At the moment of writing this article, Bitcoin is trading in the red, and the coin is priced at $9,190.48.

As we already reported following the May halving, there have been a lot of optimistic predictions about the price of BTC.

But, for a couple of months now, the king coin is still trading a bit above $9,000 – it’s been consolidating at this price.

This is Bitcoin’s savior

Forbes just noted that Bitcoin price could be much lower without one large phenomenon that has been occurring over the past 3 months: Defi explosion.

DeFi aka Decentralized Finance comes in a lot of forms, including lending, derivatives, exchanges, and payments, as the online publication mentioned above notes.
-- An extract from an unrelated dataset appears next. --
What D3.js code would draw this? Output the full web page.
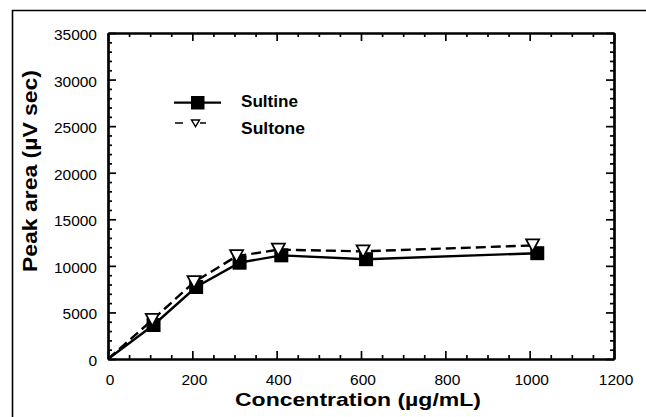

“The nascency and excitement around the space makes new protocol tokens susceptible to boom and bust cycles,” Forbes writes.

They continue and reveal that “The most recent boom cycle is around liquidity mining. Liquidity mining is an incentive program set up by new DeFi protocols to attract users, i.e. liquidity. These programs typically distribute, so-called governance tokens to these liquidity providers, commonly known as yield farmers.”

We recommend that you check out the complete article in order to learn more details.

At the beginning of this disastrous year, we were reporting that in a report, Binance Research tracked the way that DeFi gains steam among the crypto savvy.

Binance highlights early success stories about building decentralized systems for people in roder to boost the crypto to more users.